By Hayes Brown on September 24, 2013 at 12:00 pm
UNITED NATIONS — President Barack Obama just concluded his fifth speech before the United Nations General Assembly. Here’s the most important parts of what he did — and didn’t — say.
1. Syria is on notice still, despite chemical weapons deal.
The first focus of Obama’s speech was the civil war in Syria. The President ran through the various ways that the ills of the Middle East as a region were embodied in the country. He lamented that aid efforts are unable to keep pace with the suffering of the Syrian people and that peace negotiations are “stillborn.” Obama also slammed the idea that “anyone other than the regime carried out” the chemical weapons attack in late August that killed thousands outside of Damascus as an “insult to human reasoning and legitimacy of the [United Nations].”

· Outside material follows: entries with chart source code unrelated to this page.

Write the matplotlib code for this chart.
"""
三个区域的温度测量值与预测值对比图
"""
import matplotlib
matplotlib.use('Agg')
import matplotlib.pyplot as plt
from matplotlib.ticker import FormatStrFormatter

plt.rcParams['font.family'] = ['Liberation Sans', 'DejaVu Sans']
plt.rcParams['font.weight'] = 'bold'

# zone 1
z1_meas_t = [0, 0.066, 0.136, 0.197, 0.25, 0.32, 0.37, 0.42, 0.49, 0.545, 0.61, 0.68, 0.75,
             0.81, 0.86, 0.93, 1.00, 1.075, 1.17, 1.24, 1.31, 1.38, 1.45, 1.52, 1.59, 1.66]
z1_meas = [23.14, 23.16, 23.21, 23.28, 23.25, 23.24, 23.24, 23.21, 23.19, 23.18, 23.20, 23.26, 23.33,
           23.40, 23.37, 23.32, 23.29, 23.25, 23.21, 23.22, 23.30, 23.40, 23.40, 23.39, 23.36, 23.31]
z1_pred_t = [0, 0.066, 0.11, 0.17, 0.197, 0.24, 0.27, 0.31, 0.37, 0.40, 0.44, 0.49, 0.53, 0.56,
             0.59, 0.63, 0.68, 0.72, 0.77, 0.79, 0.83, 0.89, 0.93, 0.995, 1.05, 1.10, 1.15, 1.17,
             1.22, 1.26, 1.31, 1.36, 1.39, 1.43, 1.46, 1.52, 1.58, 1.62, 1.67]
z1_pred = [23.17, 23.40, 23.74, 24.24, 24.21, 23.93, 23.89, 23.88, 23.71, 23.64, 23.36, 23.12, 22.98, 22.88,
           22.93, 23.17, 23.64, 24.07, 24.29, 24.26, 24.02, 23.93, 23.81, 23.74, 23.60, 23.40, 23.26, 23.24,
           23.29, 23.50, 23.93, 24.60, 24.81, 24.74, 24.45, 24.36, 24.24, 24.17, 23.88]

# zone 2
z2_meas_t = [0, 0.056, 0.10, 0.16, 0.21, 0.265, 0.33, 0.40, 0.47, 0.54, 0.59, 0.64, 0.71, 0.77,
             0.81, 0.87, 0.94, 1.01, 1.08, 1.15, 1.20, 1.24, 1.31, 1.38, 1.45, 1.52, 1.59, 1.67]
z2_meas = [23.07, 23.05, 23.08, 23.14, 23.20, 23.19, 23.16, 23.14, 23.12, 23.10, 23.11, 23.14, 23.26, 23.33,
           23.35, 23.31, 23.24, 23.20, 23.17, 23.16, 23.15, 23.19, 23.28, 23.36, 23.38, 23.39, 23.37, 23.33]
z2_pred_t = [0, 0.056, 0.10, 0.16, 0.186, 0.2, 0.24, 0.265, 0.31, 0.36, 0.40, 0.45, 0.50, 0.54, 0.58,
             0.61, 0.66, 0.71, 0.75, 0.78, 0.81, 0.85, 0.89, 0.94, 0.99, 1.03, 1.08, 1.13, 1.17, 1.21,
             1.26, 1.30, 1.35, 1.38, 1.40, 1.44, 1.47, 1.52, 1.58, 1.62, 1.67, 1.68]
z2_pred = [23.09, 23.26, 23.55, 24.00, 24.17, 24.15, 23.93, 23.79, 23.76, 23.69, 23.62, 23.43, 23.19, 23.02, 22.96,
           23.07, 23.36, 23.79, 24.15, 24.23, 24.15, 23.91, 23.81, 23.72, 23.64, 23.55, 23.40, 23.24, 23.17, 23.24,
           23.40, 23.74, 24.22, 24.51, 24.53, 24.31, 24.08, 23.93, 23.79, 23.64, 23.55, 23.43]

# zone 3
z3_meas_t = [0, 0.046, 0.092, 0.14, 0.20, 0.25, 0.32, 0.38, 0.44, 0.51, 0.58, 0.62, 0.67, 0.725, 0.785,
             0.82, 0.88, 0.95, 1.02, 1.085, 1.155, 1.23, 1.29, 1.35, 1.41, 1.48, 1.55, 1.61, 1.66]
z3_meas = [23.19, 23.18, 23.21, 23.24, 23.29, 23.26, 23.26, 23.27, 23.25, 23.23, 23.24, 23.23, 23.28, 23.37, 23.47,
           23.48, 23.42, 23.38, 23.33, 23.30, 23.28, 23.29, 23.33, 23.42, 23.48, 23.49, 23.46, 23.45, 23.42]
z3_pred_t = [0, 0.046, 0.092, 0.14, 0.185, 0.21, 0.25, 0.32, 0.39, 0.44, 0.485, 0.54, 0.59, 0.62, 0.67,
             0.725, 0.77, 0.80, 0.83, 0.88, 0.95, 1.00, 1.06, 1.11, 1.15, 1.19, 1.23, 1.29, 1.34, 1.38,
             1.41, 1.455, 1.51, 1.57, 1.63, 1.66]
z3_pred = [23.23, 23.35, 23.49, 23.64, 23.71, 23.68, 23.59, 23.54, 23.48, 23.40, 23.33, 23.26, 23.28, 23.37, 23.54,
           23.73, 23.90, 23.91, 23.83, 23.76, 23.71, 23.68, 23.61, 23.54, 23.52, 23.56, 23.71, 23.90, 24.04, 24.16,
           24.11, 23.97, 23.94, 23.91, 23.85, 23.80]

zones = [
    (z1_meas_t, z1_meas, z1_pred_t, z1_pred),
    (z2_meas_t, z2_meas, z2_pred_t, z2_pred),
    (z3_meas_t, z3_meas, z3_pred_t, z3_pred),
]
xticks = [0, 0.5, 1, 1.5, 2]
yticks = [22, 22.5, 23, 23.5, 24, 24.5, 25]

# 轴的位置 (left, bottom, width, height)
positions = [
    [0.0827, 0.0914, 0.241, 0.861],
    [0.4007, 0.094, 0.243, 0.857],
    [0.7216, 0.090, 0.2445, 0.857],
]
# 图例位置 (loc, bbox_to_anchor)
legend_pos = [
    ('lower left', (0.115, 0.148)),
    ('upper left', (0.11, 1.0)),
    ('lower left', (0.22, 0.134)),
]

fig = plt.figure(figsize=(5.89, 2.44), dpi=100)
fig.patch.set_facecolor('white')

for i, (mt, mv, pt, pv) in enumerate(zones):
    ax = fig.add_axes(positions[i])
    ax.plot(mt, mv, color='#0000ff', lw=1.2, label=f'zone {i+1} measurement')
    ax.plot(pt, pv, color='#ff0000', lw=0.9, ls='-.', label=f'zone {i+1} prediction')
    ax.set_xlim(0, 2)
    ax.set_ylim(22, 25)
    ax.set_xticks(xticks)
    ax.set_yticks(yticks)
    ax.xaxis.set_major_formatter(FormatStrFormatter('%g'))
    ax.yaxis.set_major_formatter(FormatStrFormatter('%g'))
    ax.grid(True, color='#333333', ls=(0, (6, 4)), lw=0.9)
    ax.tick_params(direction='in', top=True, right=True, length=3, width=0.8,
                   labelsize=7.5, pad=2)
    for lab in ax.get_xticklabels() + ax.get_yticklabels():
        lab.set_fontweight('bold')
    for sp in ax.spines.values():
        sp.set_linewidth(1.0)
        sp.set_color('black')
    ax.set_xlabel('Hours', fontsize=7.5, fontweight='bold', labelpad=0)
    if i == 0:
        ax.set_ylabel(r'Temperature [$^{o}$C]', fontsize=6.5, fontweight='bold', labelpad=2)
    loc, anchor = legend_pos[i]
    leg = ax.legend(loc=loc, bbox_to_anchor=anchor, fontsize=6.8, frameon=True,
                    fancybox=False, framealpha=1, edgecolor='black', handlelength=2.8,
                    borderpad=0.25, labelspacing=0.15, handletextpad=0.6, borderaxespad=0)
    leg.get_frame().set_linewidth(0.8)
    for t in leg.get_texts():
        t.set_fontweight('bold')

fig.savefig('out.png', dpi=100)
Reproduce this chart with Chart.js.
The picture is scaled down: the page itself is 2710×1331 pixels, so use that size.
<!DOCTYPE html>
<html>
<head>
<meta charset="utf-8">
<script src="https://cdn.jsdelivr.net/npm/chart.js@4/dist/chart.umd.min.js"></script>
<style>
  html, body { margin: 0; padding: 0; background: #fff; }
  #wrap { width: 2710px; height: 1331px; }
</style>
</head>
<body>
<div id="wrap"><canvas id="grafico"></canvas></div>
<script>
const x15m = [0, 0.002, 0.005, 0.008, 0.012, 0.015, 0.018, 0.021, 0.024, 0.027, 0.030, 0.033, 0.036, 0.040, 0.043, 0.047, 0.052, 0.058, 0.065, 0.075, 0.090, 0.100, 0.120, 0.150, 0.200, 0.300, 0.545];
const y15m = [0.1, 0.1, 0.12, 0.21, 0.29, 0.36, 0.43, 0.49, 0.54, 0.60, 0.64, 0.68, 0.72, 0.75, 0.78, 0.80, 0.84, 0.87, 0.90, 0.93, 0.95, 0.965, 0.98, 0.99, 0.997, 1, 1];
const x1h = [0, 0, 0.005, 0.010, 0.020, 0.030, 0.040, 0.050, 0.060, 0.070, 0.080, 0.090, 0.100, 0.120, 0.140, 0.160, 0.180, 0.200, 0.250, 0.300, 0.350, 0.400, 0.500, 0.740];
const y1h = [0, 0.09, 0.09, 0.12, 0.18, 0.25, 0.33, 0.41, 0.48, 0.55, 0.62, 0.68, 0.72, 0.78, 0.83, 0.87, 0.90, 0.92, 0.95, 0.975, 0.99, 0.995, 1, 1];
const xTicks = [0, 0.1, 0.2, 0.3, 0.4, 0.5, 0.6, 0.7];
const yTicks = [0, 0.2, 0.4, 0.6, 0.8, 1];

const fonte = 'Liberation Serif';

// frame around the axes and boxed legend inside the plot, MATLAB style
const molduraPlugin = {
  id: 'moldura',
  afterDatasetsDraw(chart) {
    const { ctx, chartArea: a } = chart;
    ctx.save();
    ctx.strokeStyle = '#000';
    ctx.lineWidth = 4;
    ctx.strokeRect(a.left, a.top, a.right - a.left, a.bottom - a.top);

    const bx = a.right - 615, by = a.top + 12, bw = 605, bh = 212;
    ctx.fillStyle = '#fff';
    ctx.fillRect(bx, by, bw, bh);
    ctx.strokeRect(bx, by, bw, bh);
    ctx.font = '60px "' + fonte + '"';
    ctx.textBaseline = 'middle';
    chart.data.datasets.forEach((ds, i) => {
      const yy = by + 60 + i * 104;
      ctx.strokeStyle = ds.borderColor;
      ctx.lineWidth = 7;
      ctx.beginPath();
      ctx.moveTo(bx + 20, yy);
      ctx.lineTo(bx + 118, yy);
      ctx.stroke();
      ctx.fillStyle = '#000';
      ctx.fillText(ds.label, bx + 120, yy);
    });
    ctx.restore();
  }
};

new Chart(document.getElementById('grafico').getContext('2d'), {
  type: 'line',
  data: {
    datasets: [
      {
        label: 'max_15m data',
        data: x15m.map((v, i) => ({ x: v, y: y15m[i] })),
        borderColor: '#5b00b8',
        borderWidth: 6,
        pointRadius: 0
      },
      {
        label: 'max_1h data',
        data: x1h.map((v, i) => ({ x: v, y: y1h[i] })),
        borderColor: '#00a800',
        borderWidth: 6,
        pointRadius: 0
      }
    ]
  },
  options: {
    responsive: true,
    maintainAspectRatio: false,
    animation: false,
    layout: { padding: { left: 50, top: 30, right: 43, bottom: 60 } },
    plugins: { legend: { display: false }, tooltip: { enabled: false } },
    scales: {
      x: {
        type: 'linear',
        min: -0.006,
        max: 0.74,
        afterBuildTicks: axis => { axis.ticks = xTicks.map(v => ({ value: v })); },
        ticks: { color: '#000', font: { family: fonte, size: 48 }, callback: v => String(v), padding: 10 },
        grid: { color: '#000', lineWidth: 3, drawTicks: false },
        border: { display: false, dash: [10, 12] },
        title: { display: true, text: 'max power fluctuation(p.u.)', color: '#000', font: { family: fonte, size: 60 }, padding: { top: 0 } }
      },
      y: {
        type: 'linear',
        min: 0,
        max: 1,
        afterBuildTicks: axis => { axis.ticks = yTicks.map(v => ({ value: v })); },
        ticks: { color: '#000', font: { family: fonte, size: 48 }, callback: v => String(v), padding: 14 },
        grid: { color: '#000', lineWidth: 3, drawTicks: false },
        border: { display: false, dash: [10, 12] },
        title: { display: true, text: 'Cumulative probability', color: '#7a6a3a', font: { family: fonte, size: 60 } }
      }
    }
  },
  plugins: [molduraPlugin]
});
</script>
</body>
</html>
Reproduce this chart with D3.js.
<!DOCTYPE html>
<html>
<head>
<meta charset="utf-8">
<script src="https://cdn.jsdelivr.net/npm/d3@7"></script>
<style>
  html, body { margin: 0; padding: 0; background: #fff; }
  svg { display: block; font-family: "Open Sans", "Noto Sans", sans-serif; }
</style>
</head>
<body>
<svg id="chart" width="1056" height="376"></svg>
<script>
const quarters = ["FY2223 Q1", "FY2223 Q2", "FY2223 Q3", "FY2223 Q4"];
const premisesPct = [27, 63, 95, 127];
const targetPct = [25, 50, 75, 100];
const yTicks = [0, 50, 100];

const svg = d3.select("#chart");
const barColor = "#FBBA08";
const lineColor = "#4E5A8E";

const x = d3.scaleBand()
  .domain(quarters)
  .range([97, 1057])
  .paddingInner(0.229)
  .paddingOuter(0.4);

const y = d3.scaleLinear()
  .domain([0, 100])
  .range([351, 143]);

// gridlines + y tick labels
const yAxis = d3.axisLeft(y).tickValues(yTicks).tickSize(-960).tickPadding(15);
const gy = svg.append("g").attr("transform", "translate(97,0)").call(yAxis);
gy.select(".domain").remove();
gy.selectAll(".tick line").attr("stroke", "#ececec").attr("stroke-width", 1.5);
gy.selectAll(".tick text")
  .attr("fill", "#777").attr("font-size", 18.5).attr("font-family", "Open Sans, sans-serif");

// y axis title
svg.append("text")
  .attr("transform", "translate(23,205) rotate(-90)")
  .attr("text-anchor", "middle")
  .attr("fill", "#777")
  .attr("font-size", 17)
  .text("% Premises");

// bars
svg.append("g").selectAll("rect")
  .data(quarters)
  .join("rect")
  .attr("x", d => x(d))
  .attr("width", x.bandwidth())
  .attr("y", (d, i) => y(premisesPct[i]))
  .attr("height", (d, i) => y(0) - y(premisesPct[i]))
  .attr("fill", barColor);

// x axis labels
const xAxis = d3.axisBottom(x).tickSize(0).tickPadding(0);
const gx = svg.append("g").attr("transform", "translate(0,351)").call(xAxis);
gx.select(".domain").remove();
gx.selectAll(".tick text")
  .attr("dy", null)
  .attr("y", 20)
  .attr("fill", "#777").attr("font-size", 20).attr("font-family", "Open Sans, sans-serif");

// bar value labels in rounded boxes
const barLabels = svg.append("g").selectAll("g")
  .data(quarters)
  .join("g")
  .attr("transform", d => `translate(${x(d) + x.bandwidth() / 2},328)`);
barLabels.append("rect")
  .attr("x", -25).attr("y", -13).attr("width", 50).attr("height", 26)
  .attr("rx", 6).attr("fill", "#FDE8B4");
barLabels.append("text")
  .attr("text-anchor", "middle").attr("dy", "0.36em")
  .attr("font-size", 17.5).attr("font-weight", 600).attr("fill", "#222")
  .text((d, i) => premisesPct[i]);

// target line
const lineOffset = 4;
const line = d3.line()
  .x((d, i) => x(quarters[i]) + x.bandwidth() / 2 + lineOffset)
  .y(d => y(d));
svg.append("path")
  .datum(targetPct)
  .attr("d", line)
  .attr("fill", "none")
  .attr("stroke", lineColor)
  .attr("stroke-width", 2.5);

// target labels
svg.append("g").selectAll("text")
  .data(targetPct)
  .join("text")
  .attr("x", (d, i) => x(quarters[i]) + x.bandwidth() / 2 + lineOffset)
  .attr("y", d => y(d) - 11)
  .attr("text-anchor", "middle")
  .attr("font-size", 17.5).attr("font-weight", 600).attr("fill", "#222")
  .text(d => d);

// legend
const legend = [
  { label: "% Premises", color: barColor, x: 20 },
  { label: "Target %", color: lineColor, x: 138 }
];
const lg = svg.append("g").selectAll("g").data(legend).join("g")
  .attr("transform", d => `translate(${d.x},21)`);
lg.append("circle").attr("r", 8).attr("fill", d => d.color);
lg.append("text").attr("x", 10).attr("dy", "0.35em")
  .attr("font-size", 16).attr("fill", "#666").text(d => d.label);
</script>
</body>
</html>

At times defensive, Obama held that only the threat of U.S. military action was able to prod Syria into showing a willingness to have its chemical weapons placed under international control. Obama called for a strong U.N. Security Council resolution to enforce the deal the U.S. had struck with Russia and consequences should Syria back out of the deal. “If we cannot agree even on this, it will show that the United Nations is incapable of enforcing even the most basic of international laws,” he warned. “But if we succeed, will send powerful message that chemical weapons have no place in the 21st century and this body means what it says.”